### Request
Will you output the entries below exactly, skipping every image they contain?

(Source code of charts)
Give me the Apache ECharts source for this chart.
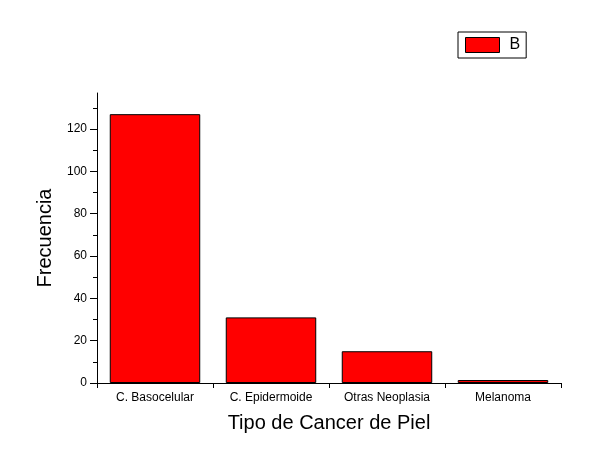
<!DOCTYPE html>
<html>
<head>
<meta charset="utf-8">
<script src="https://cdn.jsdelivr.net/npm/echarts@6/dist/echarts.min.js"></script>
<style>
  html, body { margin: 0; padding: 0; background: #fff; }
  #chart { width: 593px; height: 470px; }
</style>
</head>
<body>
<div id="chart"></div>
<script>
// data
const categories = ['C. Basocelular', 'C. Epidermoide', 'Otras Neoplasia', 'Melanoma'];
const valuesB = [127, 31, 15, 1.4];
const majorTicks = [0, 20, 40, 60, 80, 100, 120];
const minorTicks = [10, 30, 50, 70, 90, 110, 130];

const font = 'Liberation Sans, Arial, sans-serif';
let chart = echarts.init(document.getElementById('chart'), null, { renderer: 'canvas' });

const option = {
    animation: false,
    backgroundColor: '#fff',
    grid: { left: 97, right: 32, top: 93, bottom: 87 },
    legend: {
        data: ['B'],
        left: 458,
        top: 32,
        padding: [5, 6, 5, 7],
        itemWidth: 34,
        itemHeight: 15,
        borderColor: '#000',
        borderWidth: 1,
        icon: 'rect',
        itemStyle: { borderColor: '#000', borderWidth: 1 },
        textStyle: { fontFamily: font, fontSize: 16, color: '#000', padding: [0, 0, 0, 5] }
    },
    xAxis: {
        type: 'category',
        data: categories,
        name: 'Tipo de Cancer de Piel',
        nameLocation: 'middle',
        nameGap: 30,
        nameTextStyle: { fontFamily: font, fontSize: 20, color: '#000' },
        axisLine: { lineStyle: { color: '#000', width: 1 } },
        axisTick: { show: true, length: 5, lineStyle: { color: '#000' } },
        axisLabel: { fontFamily: font, fontSize: 12, color: '#000', margin: 9 },
        splitLine: { show: false }
    },
    yAxis: [
        {
            type: 'value',
            min: 0,
            max: 137,
            name: 'Frecuencia',
            nameLocation: 'middle',
            nameGap: 42,
            nameTextStyle: { fontFamily: font, fontSize: 20, color: '#000' },
            axisLine: { show: true, lineStyle: { color: '#000', width: 1 } },
            axisTick: { show: true, length: 7, customValues: majorTicks, lineStyle: { color: '#000' } },
            axisLabel: { fontFamily: font, fontSize: 12, color: '#000', margin: 10, customValues: majorTicks },
            splitLine: { show: false }
        },
        {
            // minor ticks only
            type: 'value',
            position: 'left',
            min: 0,
            max: 137,
            axisLine: { show: false },
            axisTick: { show: true, length: 4, customValues: minorTicks, lineStyle: { color: '#000' } },
            axisLabel: { show: false },
            splitLine: { show: false }
        }
    ],
    series: [
        {
            name: 'B',
            type: 'bar',
            data: valuesB,
            barCategoryGap: '22%',
            itemStyle: { color: '#ff0000', borderColor: '#000', borderWidth: 1 }
        }
    ]
};

chart.setOption(option);
</script>
</body>
</html>
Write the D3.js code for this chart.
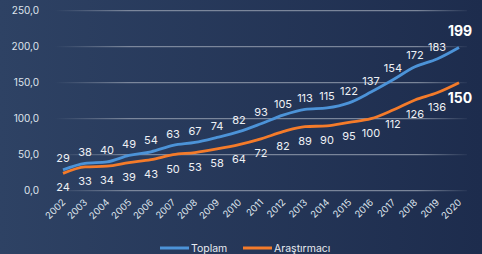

### Task solution
Give me the Apache ECharts source for this chart.
<!DOCTYPE html>
<html>
<head>
<meta charset="utf-8">
<script src="https://cdn.jsdelivr.net/npm/echarts@6/dist/echarts.min.js"></script>
<style>
  html, body { margin: 0; padding: 0; background: #fff; }
  #chart { width: 593px; height: 470px; }
</style>
</head>
<body>
<div id="chart"></div>
<script>
// data
const categories = ['C. Basocelular', 'C. Epidermoide', 'Otras Neoplasia', 'Melanoma'];
const valuesB = [127, 31, 15, 1.4];
const majorTicks = [0, 20, 40, 60, 80, 100, 120];
const minorTicks = [10, 30, 50, 70, 90, 110, 130];

const font = 'Liberation Sans, Arial, sans-serif';
let chart = echarts.init(document.getElementById('chart'), null, { renderer: 'canvas' });

const option = {
    animation: false,
    backgroundColor: '#fff',
    grid: { left: 97, right: 32, top: 93, bottom: 87 },
    legend: {
        data: ['B'],
        left: 458,
        top: 32,
        padding: [5, 6, 5, 7],
        itemWidth: 34,
        itemHeight: 15,
        borderColor: '#000',
        borderWidth: 1,
        icon: 'rect',
        itemStyle: { borderColor: '#000', borderWidth: 1 },
        textStyle: { fontFamily: font, fontSize: 16, color: '#000', padding: [0, 0, 0, 5] }
    },
    xAxis: {
        type: 'category',
        data: categories,
        name: 'Tipo de Cancer de Piel',
        nameLocation: 'middle',
        nameGap: 30,
        nameTextStyle: { fontFamily: font, fontSize: 20, color: '#000' },
        axisLine: { lineStyle: { color: '#000', width: 1 } },
        axisTick: { show: true, length: 5, lineStyle: { color: '#000' } },
        axisLabel: { fontFamily: font, fontSize: 12, color: '#000', margin: 9 },
        splitLine: { show: false }
    },
    yAxis: [
        {
            type: 'value',
            min: 0,
            max: 137,
            name: 'Frecuencia',
            nameLocation: 'middle',
            nameGap: 42,
            nameTextStyle: { fontFamily: font, fontSize: 20, color: '#000' },
            axisLine: { show: true, lineStyle: { color: '#000', width: 1 } },
            axisTick: { show: true, length: 7, customValues: majorTicks, lineStyle: { color: '#000' } },
            axisLabel: { fontFamily: font, fontSize: 12, color: '#000', margin: 10, customValues: majorTicks },
            splitLine: { show: false }
        },
        {
            // minor ticks only
            type: 'value',
            position: 'left',
            min: 0,
            max: 137,
            axisLine: { show: false },
            axisTick: { show: true, length: 4, customValues: minorTicks, lineStyle: { color: '#000' } },
            axisLabel: { show: false },
            splitLine: { show: false }
        }
    ],
    series: [
        {
            name: 'B',
            type: 'bar',
            data: valuesB,
            barCategoryGap: '22%',
            itemStyle: { color: '#ff0000', borderColor: '#000', borderWidth: 1 }
        }
    ]
};

chart.setOption(option);
</script>
</body>
</html>
Write the D3.js code for this chart.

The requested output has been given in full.